Goal
Return each line of the listing below, unchanged, and omit the images.

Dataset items
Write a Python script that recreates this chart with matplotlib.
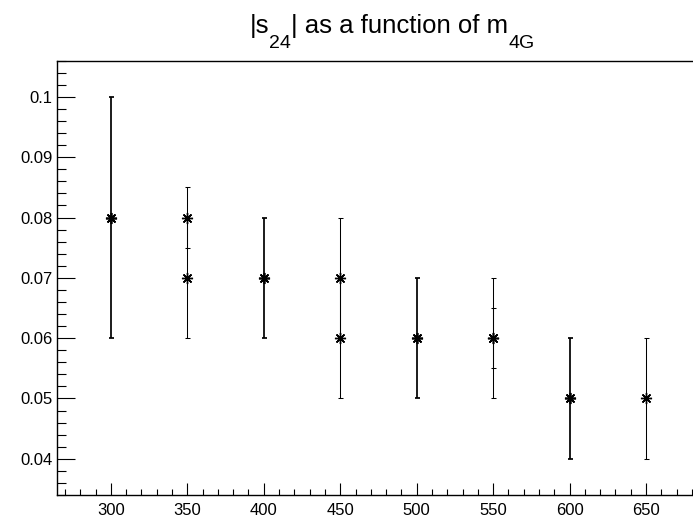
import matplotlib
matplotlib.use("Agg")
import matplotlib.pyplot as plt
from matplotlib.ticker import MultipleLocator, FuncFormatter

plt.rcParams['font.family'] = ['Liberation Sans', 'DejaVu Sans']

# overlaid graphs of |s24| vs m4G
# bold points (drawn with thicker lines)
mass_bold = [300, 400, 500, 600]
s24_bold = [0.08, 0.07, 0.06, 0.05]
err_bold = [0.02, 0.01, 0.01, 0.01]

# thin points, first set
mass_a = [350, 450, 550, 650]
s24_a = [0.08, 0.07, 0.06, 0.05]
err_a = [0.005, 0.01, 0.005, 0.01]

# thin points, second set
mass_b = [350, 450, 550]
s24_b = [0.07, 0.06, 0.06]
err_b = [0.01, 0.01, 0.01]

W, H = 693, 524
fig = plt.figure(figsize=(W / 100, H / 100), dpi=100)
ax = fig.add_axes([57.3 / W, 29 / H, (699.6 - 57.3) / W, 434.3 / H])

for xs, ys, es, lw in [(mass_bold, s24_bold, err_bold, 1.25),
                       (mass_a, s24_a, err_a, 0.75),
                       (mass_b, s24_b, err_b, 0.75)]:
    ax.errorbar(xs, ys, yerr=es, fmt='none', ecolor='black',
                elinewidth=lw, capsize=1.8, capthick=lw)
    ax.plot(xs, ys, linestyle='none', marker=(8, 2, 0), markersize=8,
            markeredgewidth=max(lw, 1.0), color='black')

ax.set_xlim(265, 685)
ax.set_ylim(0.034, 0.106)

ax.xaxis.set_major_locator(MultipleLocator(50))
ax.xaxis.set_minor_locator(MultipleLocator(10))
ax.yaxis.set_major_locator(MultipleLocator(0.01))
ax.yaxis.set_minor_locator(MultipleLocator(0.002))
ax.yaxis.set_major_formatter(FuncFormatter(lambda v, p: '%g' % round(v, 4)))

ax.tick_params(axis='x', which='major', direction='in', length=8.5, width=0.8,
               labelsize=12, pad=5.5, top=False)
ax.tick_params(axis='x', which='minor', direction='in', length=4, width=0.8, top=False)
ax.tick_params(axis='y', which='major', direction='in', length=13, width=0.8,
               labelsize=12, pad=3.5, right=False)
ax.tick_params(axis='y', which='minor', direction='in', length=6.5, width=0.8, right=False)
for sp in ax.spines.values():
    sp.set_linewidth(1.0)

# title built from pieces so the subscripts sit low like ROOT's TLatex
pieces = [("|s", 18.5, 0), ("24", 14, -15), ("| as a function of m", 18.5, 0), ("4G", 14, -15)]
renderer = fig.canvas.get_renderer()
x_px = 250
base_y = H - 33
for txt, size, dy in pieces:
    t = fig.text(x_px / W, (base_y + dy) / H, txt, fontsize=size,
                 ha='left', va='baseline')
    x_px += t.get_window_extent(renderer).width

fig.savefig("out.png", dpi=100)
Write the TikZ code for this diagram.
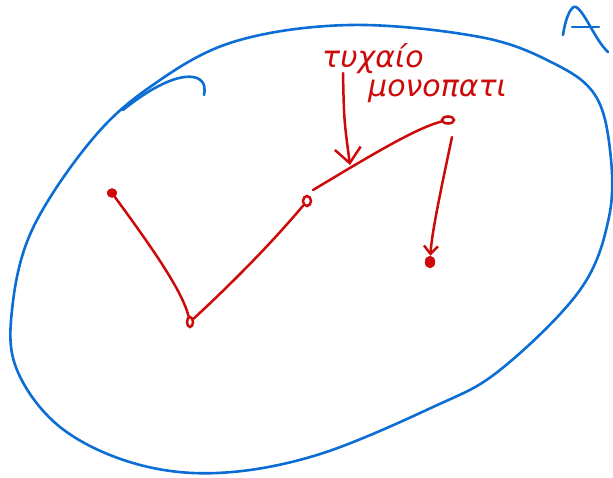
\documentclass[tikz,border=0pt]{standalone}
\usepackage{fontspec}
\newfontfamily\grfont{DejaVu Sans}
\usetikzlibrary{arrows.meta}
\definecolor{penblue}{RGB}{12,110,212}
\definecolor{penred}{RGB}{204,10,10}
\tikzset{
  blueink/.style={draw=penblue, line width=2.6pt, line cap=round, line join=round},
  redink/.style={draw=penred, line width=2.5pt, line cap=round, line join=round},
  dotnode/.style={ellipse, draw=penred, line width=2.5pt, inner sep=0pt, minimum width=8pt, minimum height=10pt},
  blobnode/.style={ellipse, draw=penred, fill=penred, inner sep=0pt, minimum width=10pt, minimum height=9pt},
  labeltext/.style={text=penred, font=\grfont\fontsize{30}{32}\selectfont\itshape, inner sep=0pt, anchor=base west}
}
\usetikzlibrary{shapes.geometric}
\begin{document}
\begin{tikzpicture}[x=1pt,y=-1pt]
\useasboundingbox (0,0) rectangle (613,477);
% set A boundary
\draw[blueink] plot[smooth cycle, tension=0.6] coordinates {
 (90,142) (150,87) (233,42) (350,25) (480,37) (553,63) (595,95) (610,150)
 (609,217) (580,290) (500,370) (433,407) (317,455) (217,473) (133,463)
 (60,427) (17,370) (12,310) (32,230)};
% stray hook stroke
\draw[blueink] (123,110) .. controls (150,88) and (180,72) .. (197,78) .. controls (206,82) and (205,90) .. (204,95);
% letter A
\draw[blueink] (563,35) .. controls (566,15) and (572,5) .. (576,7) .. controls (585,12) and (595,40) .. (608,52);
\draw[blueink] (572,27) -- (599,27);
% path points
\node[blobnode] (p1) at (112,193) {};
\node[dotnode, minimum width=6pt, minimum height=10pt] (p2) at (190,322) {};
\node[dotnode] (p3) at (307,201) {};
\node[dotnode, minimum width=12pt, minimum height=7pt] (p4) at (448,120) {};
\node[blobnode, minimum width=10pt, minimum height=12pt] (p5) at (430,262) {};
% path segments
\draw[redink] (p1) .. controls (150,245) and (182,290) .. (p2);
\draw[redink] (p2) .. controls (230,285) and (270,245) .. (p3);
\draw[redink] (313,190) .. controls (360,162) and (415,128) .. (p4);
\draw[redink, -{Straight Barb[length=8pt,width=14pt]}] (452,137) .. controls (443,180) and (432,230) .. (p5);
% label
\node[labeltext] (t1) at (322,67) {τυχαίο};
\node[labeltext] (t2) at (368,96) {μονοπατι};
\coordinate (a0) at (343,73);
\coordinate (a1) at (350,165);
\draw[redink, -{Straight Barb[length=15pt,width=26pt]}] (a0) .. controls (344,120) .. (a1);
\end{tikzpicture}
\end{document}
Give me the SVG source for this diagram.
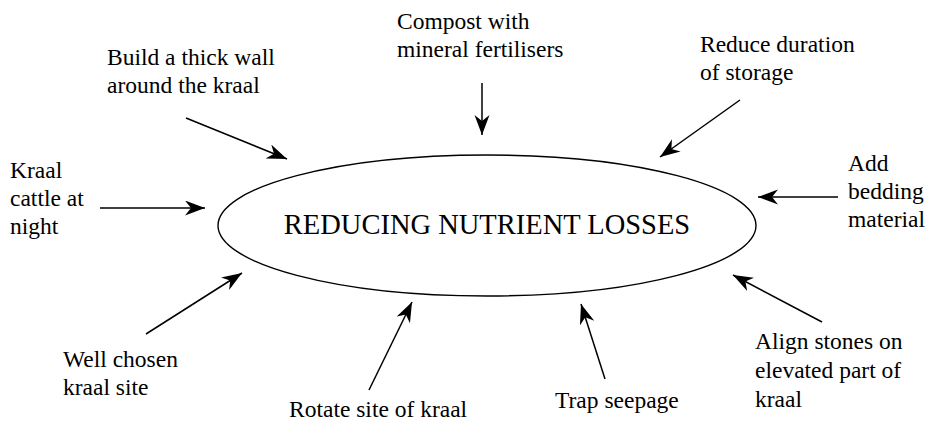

Answer to this problem
Write a Python script that recreates this chart with matplotlib.
import matplotlib
matplotlib.use("Agg")
import matplotlib.pyplot as plt
from matplotlib.ticker import MultipleLocator, FuncFormatter

plt.rcParams['font.family'] = ['Liberation Sans', 'DejaVu Sans']

# overlaid graphs of |s24| vs m4G
# bold points (drawn with thicker lines)
mass_bold = [300, 400, 500, 600]
s24_bold = [0.08, 0.07, 0.06, 0.05]
err_bold = [0.02, 0.01, 0.01, 0.01]

# thin points, first set
mass_a = [350, 450, 550, 650]
s24_a = [0.08, 0.07, 0.06, 0.05]
err_a = [0.005, 0.01, 0.005, 0.01]

# thin points, second set
mass_b = [350, 450, 550]
s24_b = [0.07, 0.06, 0.06]
err_b = [0.01, 0.01, 0.01]

W, H = 693, 524
fig = plt.figure(figsize=(W / 100, H / 100), dpi=100)
ax = fig.add_axes([57.3 / W, 29 / H, (699.6 - 57.3) / W, 434.3 / H])

for xs, ys, es, lw in [(mass_bold, s24_bold, err_bold, 1.25),
                       (mass_a, s24_a, err_a, 0.75),
                       (mass_b, s24_b, err_b, 0.75)]:
    ax.errorbar(xs, ys, yerr=es, fmt='none', ecolor='black',
                elinewidth=lw, capsize=1.8, capthick=lw)
    ax.plot(xs, ys, linestyle='none', marker=(8, 2, 0), markersize=8,
            markeredgewidth=max(lw, 1.0), color='black')

ax.set_xlim(265, 685)
ax.set_ylim(0.034, 0.106)

ax.xaxis.set_major_locator(MultipleLocator(50))
ax.xaxis.set_minor_locator(MultipleLocator(10))
ax.yaxis.set_major_locator(MultipleLocator(0.01))
ax.yaxis.set_minor_locator(MultipleLocator(0.002))
ax.yaxis.set_major_formatter(FuncFormatter(lambda v, p: '%g' % round(v, 4)))

ax.tick_params(axis='x', which='major', direction='in', length=8.5, width=0.8,
               labelsize=12, pad=5.5, top=False)
ax.tick_params(axis='x', which='minor', direction='in', length=4, width=0.8, top=False)
ax.tick_params(axis='y', which='major', direction='in', length=13, width=0.8,
               labelsize=12, pad=3.5, right=False)
ax.tick_params(axis='y', which='minor', direction='in', length=6.5, width=0.8, right=False)
for sp in ax.spines.values():
    sp.set_linewidth(1.0)

# title built from pieces so the subscripts sit low like ROOT's TLatex
pieces = [("|s", 18.5, 0), ("24", 14, -15), ("| as a function of m", 18.5, 0), ("4G", 14, -15)]
renderer = fig.canvas.get_renderer()
x_px = 250
base_y = H - 33
for txt, size, dy in pieces:
    t = fig.text(x_px / W, (base_y + dy) / H, txt, fontsize=size,
                 ha='left', va='baseline')
    x_px += t.get_window_extent(renderer).width

fig.savefig("out.png", dpi=100)
Write the TikZ code for this diagram.
\documentclass[tikz,border=0pt]{standalone}
\usepackage{fontspec}
\newfontfamily\grfont{DejaVu Sans}
\usetikzlibrary{arrows.meta}
\definecolor{penblue}{RGB}{12,110,212}
\definecolor{penred}{RGB}{204,10,10}
\tikzset{
  blueink/.style={draw=penblue, line width=2.6pt, line cap=round, line join=round},
  redink/.style={draw=penred, line width=2.5pt, line cap=round, line join=round},
  dotnode/.style={ellipse, draw=penred, line width=2.5pt, inner sep=0pt, minimum width=8pt, minimum height=10pt},
  blobnode/.style={ellipse, draw=penred, fill=penred, inner sep=0pt, minimum width=10pt, minimum height=9pt},
  labeltext/.style={text=penred, font=\grfont\fontsize{30}{32}\selectfont\itshape, inner sep=0pt, anchor=base west}
}
\usetikzlibrary{shapes.geometric}
\begin{document}
\begin{tikzpicture}[x=1pt,y=-1pt]
\useasboundingbox (0,0) rectangle (613,477);
% set A boundary
\draw[blueink] plot[smooth cycle, tension=0.6] coordinates {
 (90,142) (150,87) (233,42) (350,25) (480,37) (553,63) (595,95) (610,150)
 (609,217) (580,290) (500,370) (433,407) (317,455) (217,473) (133,463)
 (60,427) (17,370) (12,310) (32,230)};
% stray hook stroke
\draw[blueink] (123,110) .. controls (150,88) and (180,72) .. (197,78) .. controls (206,82) and (205,90) .. (204,95);
% letter A
\draw[blueink] (563,35) .. controls (566,15) and (572,5) .. (576,7) .. controls (585,12) and (595,40) .. (608,52);
\draw[blueink] (572,27) -- (599,27);
% path points
\node[blobnode] (p1) at (112,193) {};
\node[dotnode, minimum width=6pt, minimum height=10pt] (p2) at (190,322) {};
\node[dotnode] (p3) at (307,201) {};
\node[dotnode, minimum width=12pt, minimum height=7pt] (p4) at (448,120) {};
\node[blobnode, minimum width=10pt, minimum height=12pt] (p5) at (430,262) {};
% path segments
\draw[redink] (p1) .. controls (150,245) and (182,290) .. (p2);
\draw[redink] (p2) .. controls (230,285) and (270,245) .. (p3);
\draw[redink] (313,190) .. controls (360,162) and (415,128) .. (p4);
\draw[redink, -{Straight Barb[length=8pt,width=14pt]}] (452,137) .. controls (443,180) and (432,230) .. (p5);
% label
\node[labeltext] (t1) at (322,67) {τυχαίο};
\node[labeltext] (t2) at (368,96) {μονοπατι};
\coordinate (a0) at (343,73);
\coordinate (a1) at (350,165);
\draw[redink, -{Straight Barb[length=15pt,width=26pt]}] (a0) .. controls (344,120) .. (a1);
\end{tikzpicture}
\end{document}
Give me the SVG source for this diagram.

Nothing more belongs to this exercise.